ARUN GUPTA, arun.indypendent[at]gmail.com, @arunindy
Gupta is an investigative journalist who has written for dozens of publications including the Washington Post, the Guardian and Salon. His most recent article was just published in The Nation.
He said today: “This 19-month investigation of a known sector of the for-profit prison industry reveals how hundreds of thousands of inmates are deprived of their money every year by shady ‘inmate banking companies.’
“The Nation went undercover at a Sheriffs conference and scoured migrant shelters in Tijuana to piece together how one company in particular is siphoning money from some 500,000 inmates a year with virtually no oversight or legal recourse.
“Reformers say the Consumer Financial Protection Bureau could easily close the loopholes that allow this predatory business to exist with simple rules changes.”

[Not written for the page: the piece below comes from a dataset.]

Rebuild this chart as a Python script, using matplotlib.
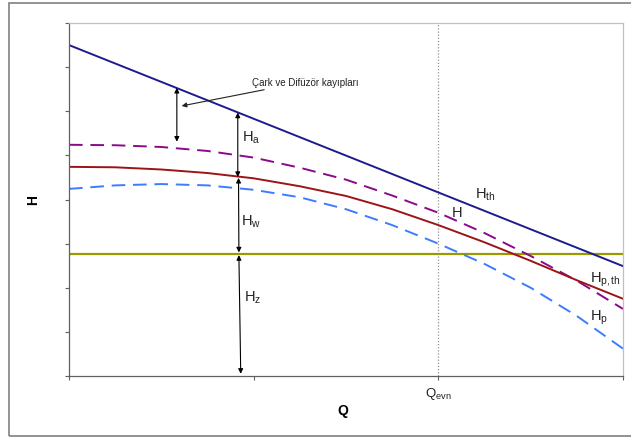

In the article, Gupta writes: “Veronica Thompson, a 31-year-old social worker, was arrested at another Justice Center protest … and was released as the sun rose the next morning. Eager for a quick bus ride home, a hot meal, and sleep, she was … handed a Numi [Prestige Prepaid MasterCard] instead of her $15.50 in cash. Thompson says the correctional officer told her, ‘It works like a debit card.’ He didn’t say, ‘Hey, there’s a bunch of fees attached.’ Among the documents Thompson received was a handout explaining that cardholders could avoid fees by getting money back from a cashier.
“Thompson attempted to get cash at a nearby convenience store, but the cashier refused her. With no money, she walked the three miles home. …

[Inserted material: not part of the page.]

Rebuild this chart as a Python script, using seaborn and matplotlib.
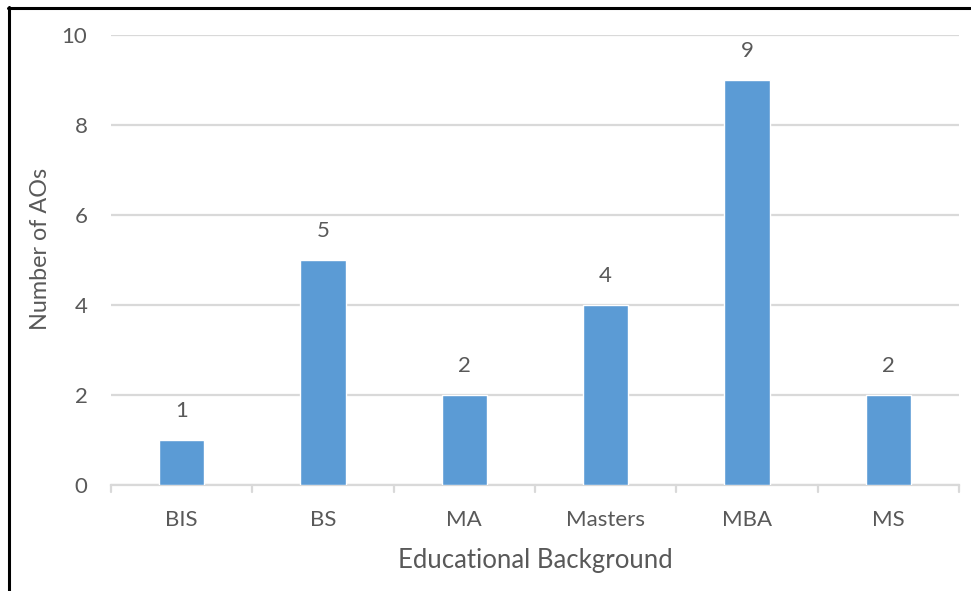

“In the following days, determined to avoid charges, Thompson used the card for no-fee purchases like groceries. But she hadn’t yet spent all her money when the monthly fee drained her balance.
“Transaction histories and bank receipts from seven people arrested in Portland over a 16-month period who received Numi cards show they lost from 7 percent to 67 percent of their money to fees. …
“At least 10 companies now offer release cards or inmate banking services to correctional systems. …
“Numi is one of many for-profit players in an increasingly privatized prison industry. State spending alone on corrections hit $52.4 billion in 2012. Hundreds of private-sector contractors now provide food, clothing, riot gear, phone service, computers, and health care, in addition to directly operating many correctional facilities. In addition, prisoners and their families pay for numerous services, including phone calls, a $1.2 billion-a-year business, according to the New York Times. …
“Leaked company emails indicate Numi’s high fees are an issue for many jails, not just Santa Clara’s. ‘The fee plans are designed to meet facility concerns over inmate fees (some locations are more concerned about this than others),’ reads one e-mail to a prison-industry vendor from Deloney. But for Numi’s corporate partners, the e-mail notes, those same fees ‘enhance the potential partner revenue share (the higher weekly fee structure naturally generates more profit for sharing).’ …
“Numi Financial has spread its products into our nation’s jails so quietly that many experts in criminal justice and the prepaid cards, even staff on the Senate Committee on Banking, Housing, and Urban Affairs, were unaware of its operations until contacted by a reporter. Oversight is so minimal that, in Multnomah County, Numi routinely violates its contract. The contract stipulates that Numi charge the maintenance fee after five business days, but in all the cases we documented, the fee was deducted before the five-business day grace period ended. Hundreds, even thousands, of Numi cardholders from Multnomah County jails may have been improperly charged the $5.95 monthly fee.”